We have reduce our property name but the @id is still using a long URI. To abstract the vocabulary and the @id URI, we need to add them both in the context.

Using @vocab and @base
{
"@context": {
"@vocab": "http://schema.org",
"@base": "http://data.somewhere.com/person/",
},
"@id": "john-malkovich",
"@type": "Person",
"name": "John Malkovich"
}

@base will be used to resolve the @id URI. It will prove useful when generating listing to avoid repeating the base URI.

In JSON-LD, public vocabularies cover basic properties and data types to create a shared knowledge. For example, the vocabulary http://purl.org/dc/elements/1.1/ exposes a created property and it receives a date value.

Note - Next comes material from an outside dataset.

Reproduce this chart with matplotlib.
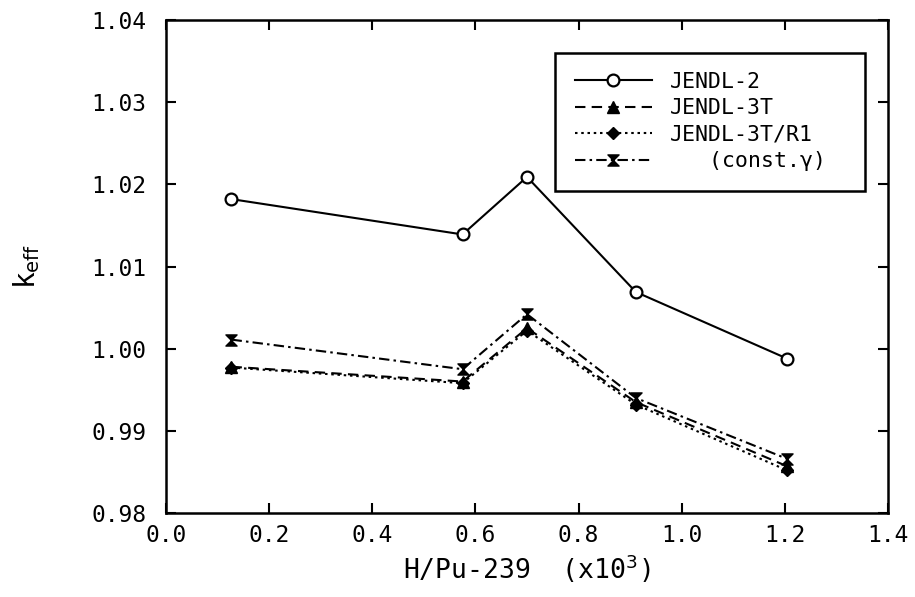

Rather than creating from scratch all the properties, we will add some from public vocabularies.

{
"@context": {
"@vocab": "http://schema.org",
"@base": "http://data.somewhere.com/person/",
},
"@id": "john-malkovich",
"http://purl.org/dc/elements/1.1/created": "2021-02-30",
"@type": "Person",
"name": "John Malkovich"
}

created comes from another vocabulary so our @vocab keyword in the context doesn't apply.

Hopefully, we can create alias in the context to map properties to their full URI version.

{
"@context": {
"@vocab": "http://schema.org",
"@base": "http://data.somewhere.com/person/",
"created": "http://purl.org/dc/elements/1.1/created"
},
"@id": "john-malkovich",
"created": "2021-02-30",
"@type": "Person",
"name": "John Malkovich"
}

That's better! Because @context holds so much information, it is a good practice to define it once and add it as an external reference to the JSON-LD object.

{
"@context": {
"@vocab": "http://schema.org",
"@base": "http://data.somewhere.com/person/",
"@import": "http://a-remote-context-definition.com"
},
"@id": "john-malkovich",
"created": "2021-02-30",
"@type": "Person",
"name": "John Malkovich"
}

To learn more about JSON-LD, please visit the W3C specification.

JSON-LD at Datablist#

We use JSON-LD for our data store. To define collection data types and properties in a vocabulary, and in the data API when interacting with the resources.

See our vocabulary details here.

A developer friendly JSON-LD#

JSON-LD is complex. The specification contains several keywords and conventions that are hard to understand for new comers.

We want our APIs to be JSON-LD compliant while being developer friendly. To achieve this, we structure our API response to look like a regular json API, while adding a @context definition to it.

Example for an Item object
{
"@context": {
"@base": "https://data.datablist.com/39c39b23d17144a/collections/790022bc60cfbc835/items/",
"@vocab": "http://vocab.datablist.com/",
"@import": "http://vocab.datablist.com/terms.jsonld"
},
"@id": "0d41642eb82c445",
"@type": "Contact",
"firstName": "John",
"lastName": "Malkovich"
}

We have all the information to decipher this object:

  • The full URI built using @id and @base is: https://data.datablist.com/39c39b23d17144a/collections/790022bc60cfbc835/items/0d41642eb82c445
  • The type is http://vocab.datablist.com/Contact
  • The properties are http://vocab.datablist.com/firstName and http://vocab.datablist.com/lastName
  • All the information about the properties data constraints can be found in the http://vocab.datablist.com/terms.jsonld vocabulary definition.
info

You might try to go with your browser on http://vocab.datablist.com or on a property http://vocab.datablist.com/Contact and notice it returns a 404 error. Those must be seen as unique identifiers for properties and can be found in the vocabulary definition.

Properties data constraints#

Because JSON-LD is self described, we know for any object property the kind of data it expects. May it be a string, a number, a boolean, a date or other. When interacting with the API, data validation is performed on the incoming data. Not based on information included on our data store but from the data constraints we have on our external JSON-LD vocabulary.